November is Homelessness Awareness month. This time of year always reminds me of a powerful story, an unexpected seasonal lesson about homelessness, that I learned when I worked at the Corporation for Supportive Housing, which invests in housing for homeless people.
We interviewed a young man we will call "John" who described his Thanksgiving -- intense loneliness sitting on a Manhattan rooftop trying to avoid the snow falling outside, listening to the voices in the apartments celebrating. It wasn't his hunger or longing for a warm bed that he focused on, but his loneliness.
While we know that homeless people need shelter and food, we don't often think about the high toll of loneliness. Avoiding contact is part of a complex set of strategies people use to survive. But long-term, isolation breeds hopelessness, leading to a downward spiral that makes it hard to take action, to find housing, work, and reconnect.
Perhaps because the holiday season is rich with hope for most of us, it's hard to want to think too much about homelessness because it makes us feel helpless and hopeless.
Yet people are homeless in large numbers because we as citizens tolerate it. If we in the U.S. - you and I -- decided that homelessness was unacceptable, we would no longer have widespread homelessness.
Although we had rates of poverty in the early to mid-1960's for example from 14 to 22 percent, compared to 13 to 15 percent in the 1980s, in the earlier period we did not see nearly the same numbers of people living in our streets that we do today. What changed?
1. Housing prices increased faster than inflation, and we tore down a lot of cheap housing as we undertook 'urban renewal.' Federal housing expenditures overall tilt toward higher income homeowners through the mortgage interest deduction, with significant gaps between the need for subsidies that can make rental housing affordable to people with low incomes, and the level of subsidies available.
2. While the move toward deinstitutionalizing people with mental illness in the 1970's was a positive one, unfortunately states did not invest sufficient resources in developing alternative community based resources, and as the availability of mental health services decreased in relation to the need, increasing numbers became homeless.

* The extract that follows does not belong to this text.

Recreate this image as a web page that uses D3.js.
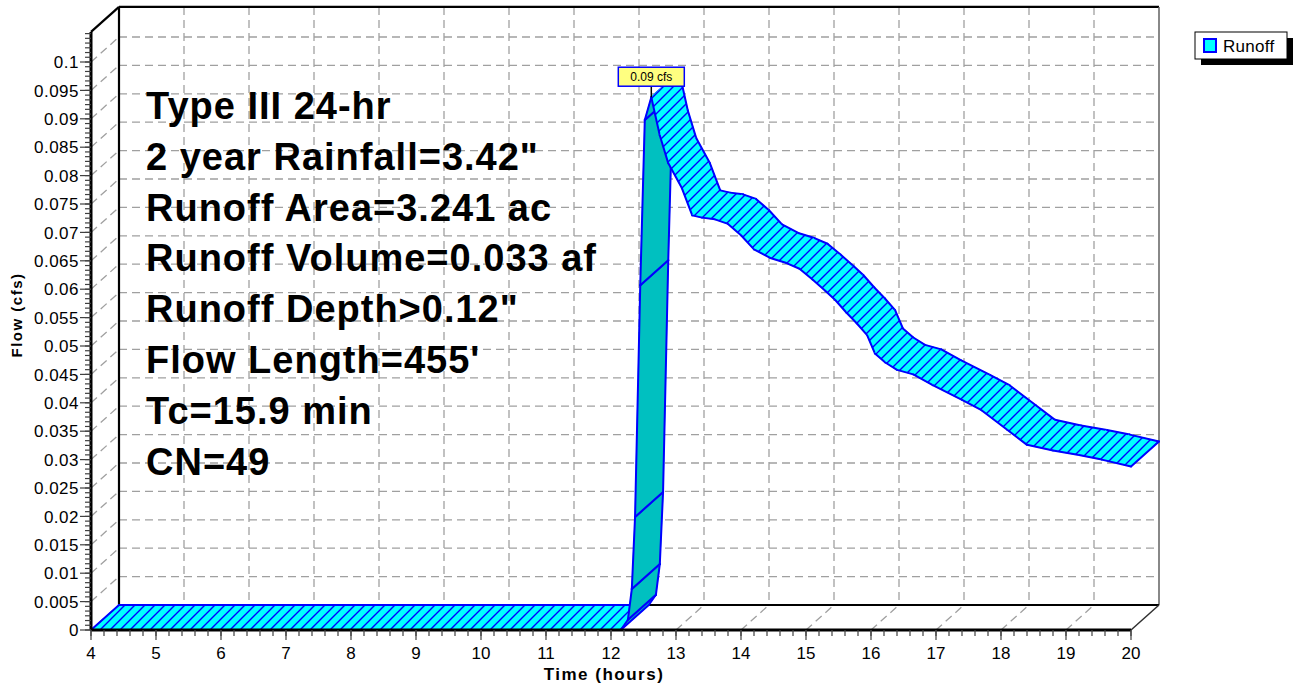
<!DOCTYPE html>
<html><head><meta charset="utf-8">
<script src="https://cdn.jsdelivr.net/npm/d3@7"></script>
<style>body{margin:0;background:#fff}svg{display:block}</style>
</head><body>
<svg id="chart" width="1294" height="685"></svg>
<script>
// ---- data ----
const times = [4.0, 12.15, 12.26, 12.32, 12.37, 12.45, 12.52, 12.62, 12.75, 12.88, 13.09, 13.25, 13.40, 13.60, 13.80, 14.00, 14.20, 14.45, 14.70, 14.90, 15.10, 15.30, 15.45, 15.62, 15.78, 15.94, 16.06, 16.22, 16.40, 16.65, 16.95, 17.40, 17.70, 18.10, 18.40, 18.80, 19.20, 19.55, 20.00];
const flows = [0, 0, 0.0018, 0.0072, 0.0199, 0.0607, 0.0898, 0.0938, 0.0871, 0.0822, 0.0778, 0.0730, 0.0726, 0.0723, 0.0715, 0.0695, 0.0670, 0.0655, 0.0646, 0.0636, 0.0617, 0.0597, 0.0581, 0.0559, 0.0540, 0.0519, 0.0487, 0.0471, 0.0458, 0.0450, 0.0431, 0.0405, 0.0387, 0.0352, 0.0326, 0.0316, 0.0308, 0.0300, 0.0288];
const xTickLabels = ["4","5","6","7","8","9","10","11","12","13","14","15","16","17","18","19","20"];
const yTickLabels = ["0","0.005","0.01","0.015","0.02","0.025","0.03","0.035","0.04","0.045","0.05","0.055","0.06","0.065","0.07","0.075","0.08","0.085","0.09","0.095","0.1"];
const infoLines = ["Type III 24-hr", "2 year Rainfall=3.42\"", "Runoff Area=3.241 ac", "Runoff Volume=0.033 af", "Runoff Depth>0.12\"", "Flow Length=455'", "Tc=15.9 min", "CN=49"];
const seriesName = "Runoff";
const peakLabel = "0.09 cfs";
const xTitle = "Time  (hours)";
const yTitle = "Flow  (cfs)";

// ---- layout ----
const svg = d3.select("#chart");
const x = d3.scaleLinear().domain([4, 20]).range([91, 1131]);
const y = d3.scaleLinear().domain([0, 0.1]).range([630, 62]);
const yMax = 0.1053;
const DX = 28, DY = -25;
const FONT = "'Liberation Sans', Arial, Helvetica, sans-serif";

const defs = svg.append("defs");
const pat = defs.append("pattern").attr("id", "hatch").attr("patternUnits", "userSpaceOnUse")
  .attr("width", 10).attr("height", 10);
pat.append("rect").attr("width", 10).attr("height", 10).attr("fill", "#00ffff");
pat.append("path").attr("d", "M0,10 L10,0 M-3,3 L3,-3 M7,13 L13,7")
  .attr("stroke", "#0000ff").attr("stroke-width", 1.4);

const xVals = xTickLabels.map(Number);
const yVals = yTickLabels.map(Number);

// ---- grid ----
const grid = svg.append("g").attr("stroke", "#a0a0a0").attr("stroke-width", 1.3)
  .attr("stroke-dasharray", "8,5").attr("fill", "none");
yVals.filter(v => v > 0).forEach(v => {
  grid.append("line").attr("x1", x(4) + DX).attr("x2", x(20) + DX)
    .attr("y1", y(v) + DY).attr("y2", y(v) + DY);
  grid.append("line").attr("x1", x(4)).attr("y1", y(v))
    .attr("x2", x(4) + DX).attr("y2", y(v) + DY);
});
xVals.filter(h => h > 4 && h < 20).forEach(h => {
  grid.append("line").attr("x1", x(h) + DX).attr("x2", x(h) + DX)
    .attr("y1", y(yMax) + DY).attr("y2", y(0) + DY);
  grid.append("line").attr("x1", x(h)).attr("y1", y(0))
    .attr("x2", x(h) + DX).attr("y2", y(0) + DY);
});

// ---- frame ----
const frame = svg.append("g").attr("fill", "none");
frame.append("line").attr("x1", x(4) + DX).attr("x2", x(4) + DX).attr("y1", y(yMax) + DY).attr("y2", y(0) + DY)
  .attr("stroke", "#000").attr("stroke-width", 2.2);
frame.append("line").attr("x1", x(4) + DX).attr("x2", x(20) + DX).attr("y1", y(yMax) + DY).attr("y2", y(yMax) + DY)
  .attr("stroke", "#000").attr("stroke-width", 2.2);
frame.append("line").attr("x1", x(4)).attr("y1", y(yMax)).attr("x2", x(4) + DX).attr("y2", y(yMax) + DY)
  .attr("stroke", "#000").attr("stroke-width", 2.2);
frame.append("line").attr("x1", x(20) + DX).attr("x2", x(20) + DX).attr("y1", y(yMax) + DY).attr("y2", y(0) + DY)
  .attr("stroke", "#606060").attr("stroke-width", 1.5);
frame.append("line").attr("x1", x(4) + DX).attr("x2", x(20) + DX).attr("y1", y(0) + DY).attr("y2", y(0) + DY)
  .attr("stroke", "#000").attr("stroke-width", 2.2);
frame.append("line").attr("x1", x(20)).attr("y1", y(0)).attr("x2", x(20) + DX).attr("y2", y(0) + DY)
  .attr("stroke", "#303030").attr("stroke-width", 1.5);

// ---- info text ----
const info = svg.append("g").attr("font-family", FONT).attr("font-weight", "bold")
  .attr("font-size", 38).attr("letter-spacing", 1).attr("fill", "#000");
infoLines.forEach((t, i) => {
  info.append("text").attr("x", 146).attr("y", 119 + i * 50.8).text(t);
});

// ---- series ribbon ----
const pts = times.map((t, i) => [x(t), y(flows[i])]);
const back = p => [p[0] + DX, p[1] + DY];
const ribbon = svg.append("g").attr("stroke-linejoin", "round").attr("stroke-linecap", "round");
const seg = (g, p, q) => g.append("line").attr("x1", p[0]).attr("y1", p[1]).attr("x2", q[0]).attr("y2", q[1])
  .attr("stroke", "#0000ff").attr("stroke-width", 2);
for (let i = 0; i < pts.length - 1; i++) {
  const a = pts[i], b = pts[i + 1];
  const cross = (b[0] - a[0]) * DY - (b[1] - a[1]) * DX;
  const dark = cross > 0;
  const quad = [a, b, back(b), back(a)];
  const fill = dark ? "#00c0c0" : "url(#hatch)";
  ribbon.append("path").attr("d", d3.line()(quad) + "Z")
    .attr("fill", fill).attr("stroke", fill).attr("stroke-width", 1);
  seg(ribbon, a, b);
  seg(ribbon, back(a), back(b));
  if (dark || i === 0) seg(ribbon, a, back(a));
  if (dark || i === pts.length - 2) seg(ribbon, b, back(b));
}

// ---- axes ----
const axes = svg.append("g");
axes.append("line").attr("x1", x(4)).attr("x2", x(4)).attr("y1", y(yMax)).attr("y2", y(0))
  .attr("stroke", "#000").attr("stroke-width", 3);
axes.append("line").attr("x1", x(4)).attr("x2", x(20)).attr("y1", y(0)).attr("y2", y(0))
  .attr("stroke", "#000").attr("stroke-width", 3);
const tk = axes.append("g").attr("stroke", "#404040").attr("stroke-width", 1.2);
const yMinor = d3.range(0, yMax, 0.005 / 6);
yMinor.forEach(v => {
  tk.append("line").attr("x1", x(4) - 6).attr("x2", x(4)).attr("y1", y(v)).attr("y2", y(v));
});
yVals.forEach(v => {
  tk.append("line").attr("x1", x(4) - 11).attr("x2", x(4)).attr("y1", y(v)).attr("y2", y(v));
});
d3.range(4, 20.001, 0.2).forEach(h => {
  tk.append("line").attr("x1", x(h)).attr("x2", x(h)).attr("y1", y(0)).attr("y2", y(0) + 6);
});
xVals.forEach(h => {
  tk.append("line").attr("x1", x(h)).attr("x2", x(h)).attr("y1", y(0)).attr("y2", y(0) + 10);
});
const lab = axes.append("g").attr("font-family", FONT).attr("font-size", 17).attr("fill", "#000");
yTickLabels.forEach((t, i) => {
  lab.append("text").attr("x", 79).attr("y", y(yVals[i])).attr("dy", "0.36em")
    .attr("text-anchor", "end").attr("letter-spacing", 0.5).text(t);
});
xTickLabels.forEach((t, i) => {
  lab.append("text").attr("x", x(xVals[i])).attr("y", 659).attr("text-anchor", "middle").text(t);
});
axes.append("text").attr("x", 604).attr("y", 680).attr("text-anchor", "middle")
  .attr("font-family", FONT).attr("font-weight", "bold").attr("font-size", 17).attr("letter-spacing", 1.5)
  .text(xTitle);
axes.append("text").attr("transform", "translate(22,315) rotate(-90)").attr("text-anchor", "middle")
  .attr("font-family", FONT).attr("font-weight", "bold").attr("font-size", 15).attr("letter-spacing", 1.5)
  .text(yTitle);

// ---- peak label ----
const pi = d3.maxIndex(flows);
const px = x(times[pi]), py = y(flows[pi]);
const pk = svg.append("g");
pk.append("line").attr("x1", px).attr("x2", px).attr("y1", py - 11).attr("y2", py)
  .attr("stroke", "#000").attr("stroke-width", 1.5);
pk.append("rect").attr("x", px - 33).attr("y", py - 30).attr("width", 66).attr("height", 19)
  .attr("fill", "#ffff80").attr("stroke", "#0000ff").attr("stroke-width", 1.5);
pk.append("text").attr("x", px).attr("y", py - 16).attr("text-anchor", "middle")
  .attr("font-family", FONT).attr("font-size", 12).text(peakLabel);

// ---- legend ----
const lg = svg.append("g");
lg.append("rect").attr("x", 1201).attr("y", 38).attr("width", 92).attr("height", 27).attr("fill", "#000");
lg.append("rect").attr("x", 1195).attr("y", 32).attr("width", 92).attr("height", 27)
  .attr("fill", "#fff").attr("stroke", "#000").attr("stroke-width", 1);
lg.append("rect").attr("x", 1204).attr("y", 39).attr("width", 12).attr("height", 13)
  .attr("fill", "#00ffff").attr("stroke", "#0000ff").attr("stroke-width", 2);
lg.append("text").attr("x", 1223).attr("y", 52).attr("font-family", FONT).attr("font-size", 17)
  .attr("letter-spacing", 0.3).text(seriesName);
</script>
</body></html>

3. Veterans who were discharged at the end of the Vietnam War hit a wall after coming home to inadequate programs that could help with post-war health, mental health and addiction issues, including connections to housing and civilian jobs.
4. AIDS hit the U.S. like a bombshell, with formerly middle class men in the initial wave becoming very ill very quickly, causing them to lose their jobs and become homeless.
5. The crack cocaine epidemic exploded. As a result of addiction people lost jobs or entered a revolving door of incarceration and homelessness.
Now, decades later, just under 600,000 men, women, youth, children are homeless daily - well over a million each year. And with new veterans coming home from the war, and the housing market heating up, the levels of homelessness remain high.
What is to be done? In the early 2000's the federal government, prodded by the National Alliance to End Homelessness among other advocates called for communities to develop plans not just to manage, but to end homelessness. Many local governments heeded the call. Data from many studies showed that supportive housing (low cost permanent housing with built in support services) cost little more than leaving people bouncing through shelters, jails, and emergency rooms. As a result, our country set an audacious goal to create more than 100,000 apartments for chronically homeless people, which we achieved - and the number of individuals experiencing chronic homelessness has declined by 25% since 2007. More recently we have set and are starting to achieve goals to decrease veterans' homelessness. Places where we might not expect significant progress - like Utah - are getting the job done by focusing on solutions.
One approach to addressing this problem is 'rapid re-housing' -- getting people rehoused as fast as possible after they become homeless. And holding other systems accountable so that they don't discharge people into homelessness -- notably healthcare and incarceration.
Work also plays a huge role. John, who sat lonely on a rooftop, eventually got into supportive housing, then got a job managing an apartment building. By chance we had a photo of John in the streets when he was homeless - big beard, unkempt clothes. But when we did our interview, he was housed and working, in a suit and tie, happy, healthy, and motivated.
Organizations like Community Housing Partnership, Chrysalis and Weingart Center for the Homeless - run social enterprise businesses, which provide first-step employment to people exiting homelessness. The employees can get the experience and training they need to move on, and regain hope so that they can reconnect to society.
Awareness is the first step, but we also need action. It is time to stop tolerating widespread homelessness.